Ahora consideremos que esa admiración pudiera verse afectada al descubrirse cuánto dinero da Europa a, por ejemplo, Breaking the Silence (BtS). Esta organización, que recopila testimoniosde soldados israelíes sobre presuntos abusos, no goza de buena fama en Israel por muchos motivos: porque los israelíes no creen que lo que dice sea un reflejo preciso de las actuaciones de su Ejército (v. aquí un ejemplo atroz); porque esos testimonios son estrictamente anónimos, lo que imposibilita que se investiguen sus alegatos, y porque dedica la mayor parte de su tiempo y sus esfuerzos a promocionar sus informes en el extranjero, convenciendo así a muchos israelíes de que está más interesada en mancillar la imagen de Israel que en lograr que el Ejército mejore su conducta. Pero el mes pasado se produjeron dos incidentes que hicieron que su reputación cayera aún más bajo.

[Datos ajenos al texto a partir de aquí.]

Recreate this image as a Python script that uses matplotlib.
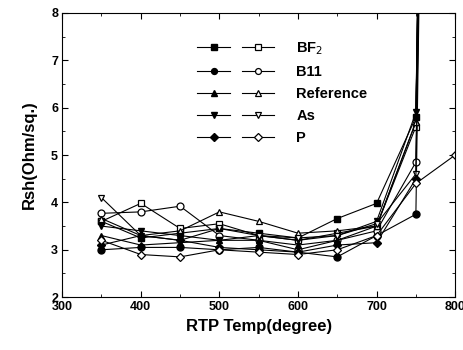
import numpy as np
import matplotlib
matplotlib.use("Agg")
from matplotlib import pyplot as plt
from matplotlib.legend_handler import HandlerTuple
from matplotlib.ticker import MultipleLocator

plt.rcParams['font.family'] = ['Liberation Sans', 'DejaVu Sans']

temps = [350, 400, 450, 500, 550, 600, 650, 700, 750, 800]

# filled / open pairs per dopant (800 C values go far off scale)
bf2_fill = [3.60, 3.25, 3.35, 3.45, 3.35, 3.25, 3.66, 3.98, 5.80, 60]
bf2_open = [3.60, 3.98, 3.45, 3.55, 3.30, 3.20, 3.35, 3.50, 5.60, 60]
b11_fill = [3.00, 3.05, 3.05, 3.00, 3.05, 2.95, 2.85, 3.30, 3.75, 60]
b11_open = [3.77, 3.80, 3.92, 3.30, 3.20, 3.00, 3.20, 3.40, 4.85, 60]
ref_fill = [3.30, 3.10, 3.15, 3.20, 3.20, 3.10, 3.20, 3.50, 5.70, 60]
ref_open = [3.66, 3.30, 3.40, 3.80, 3.60, 3.35, 3.40, 3.50, 5.70, 60]
as_fill = [3.50, 3.40, 3.30, 3.20, 3.30, 3.20, 3.30, 3.60, 5.90, 60]
as_open = [4.10, 3.30, 3.20, 3.45, 3.30, 3.25, 3.30, 3.55, 4.60, 60]
p_fill = [3.10, 3.30, 3.20, 3.05, 3.00, 2.95, 3.10, 3.15, 4.50, 60]
p_open = [3.20, 2.90, 2.85, 3.00, 2.95, 2.90, 3.00, 3.30, 4.40, 5.00]

labels = ["BF$_2$", "B11", "Reference", "As", "P"]
markers = ["s", "o", "^", "v", "D"]
pairs = [(bf2_fill, bf2_open), (b11_fill, b11_open), (ref_fill, ref_open),
         (as_fill, as_open), (p_fill, p_open)]

fig = plt.figure(figsize=(4.64, 3.5), dpi=100)
ax = fig.add_axes([0.134, 0.151, 0.847, 0.812])

handles = []
for (yf, yo), m in zip(pairs, markers):
    ms = 5 if m != "D" else 4.5
    hf, = ax.plot(temps, yf, color="k", lw=0.8, marker=m, ms=ms,
                  mfc="k", mec="k")
    ho, = ax.plot(temps, yo, color="k", lw=0.8, marker=m, ms=ms,
                  mfc="white", mec="k", mew=0.9)
    handles.append((hf, ho))

ax.set_xlim(300, 800)
ax.set_ylim(2, 8)
ax.xaxis.set_major_locator(MultipleLocator(100))
ax.xaxis.set_minor_locator(MultipleLocator(50))
ax.yaxis.set_major_locator(MultipleLocator(1))
ax.yaxis.set_minor_locator(MultipleLocator(0.5))
ax.tick_params(which="both", direction="in", top=True, right=True,
               labelsize=9, pad=3)
ax.tick_params(which="major", length=4)
ax.tick_params(which="minor", length=2)
for lab in ax.get_xticklabels() + ax.get_yticklabels():
    lab.set_fontweight("bold")

ax.set_xlabel("RTP Temp(degree)", fontsize=12, fontweight="bold", labelpad=4)
ax.set_ylabel("Rsh(Ohm/sq.)", fontsize=12, fontweight="bold", labelpad=10)

leg = ax.legend(handles, labels, handler_map={tuple: HandlerTuple(ndivide=None, pad=0.8)},
                loc="upper left", bbox_to_anchor=(0.31, 0.95), frameon=False,
                handlelength=5.3, handletextpad=1.5, labelspacing=0.55,
                markerscale=0.85, prop={"weight": "bold", "size": 10.5})

fig.savefig("out.png", dpi=100)
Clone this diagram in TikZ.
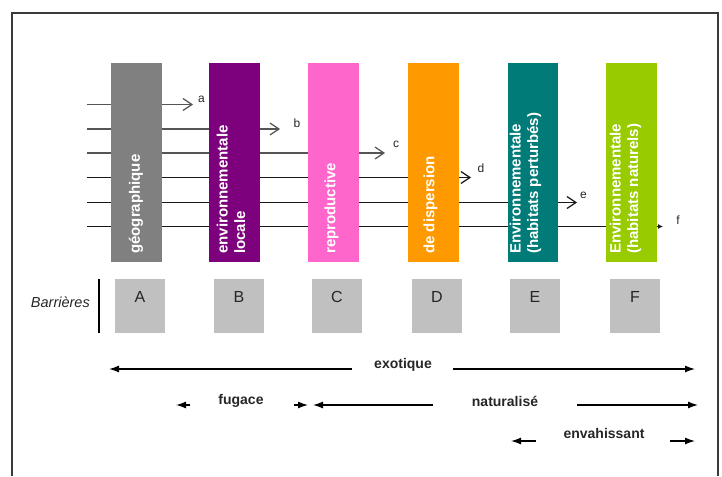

El primero fue el infame discurso de Mahmud Abás en el Parlamento Europeo, donde repitió el libelo de sangre medieval diciendo que los rabinos estaban ordenando a sus seguidores que envenenen los pozos palestinos. Esta acusación tenía su origen en la noticia de una agencia turca que citaba como fuente a BtS, lo que parecía bastante dudoso. Hasta que la web israelí NRG publicó un vídeo donde aparecía uno de los fundadores de la organización afirmando que los colonos habían maquinado la evacuación de un pueblo palestino envenenando sus pozos. Y un respetado periodista de izquierdas, Ben Dror Yemini, publicó una columna con más documentación sobre lo afirmado por la organización y su falsedad. Resultó que BtS estaba difundiendo un libelo de sangre medieval.
Más tarde, la semana siguiente, un grupo de reservistas habló públicamente de sus experiencias sobre cómo BtS recoge sus testimonios: resulta que se valen del acoso y del engaño. Tras su baja del Ejército, la organización les llamó varias veces para pedirles que hablaran sobre sus experiencias en la guerra de Gaza de 2014; uno de ellos dijo que le habían llamado ocho o nueve veces. Pero cuando al final aceptaron descubrieron que la organización seleccionaba los testimonios para presentar al Ejército con la luz menos favorecedora posible.
Para entender lo tóxica que se ha vuelto BtS, tengamos en cuenta el hecho de que la presidenta de la Universidad Ben Gurión –que ha defendido escrupulosamente el derecho de la organización a hablar en los seminarios de su universidad– anuló la decisión departamental de concederle un premio económico mes pasado. Lo que dijo en esencia la profesora Rivka Carmi es que, aunque ella defienda el derecho a hablar de la organización, no está dispuesta a que su universidad la financie. Y cuando has perdido a las universidades, que se cuentan entre las instituciones más izquierdistas de Israel, es que has perdido a todo el país.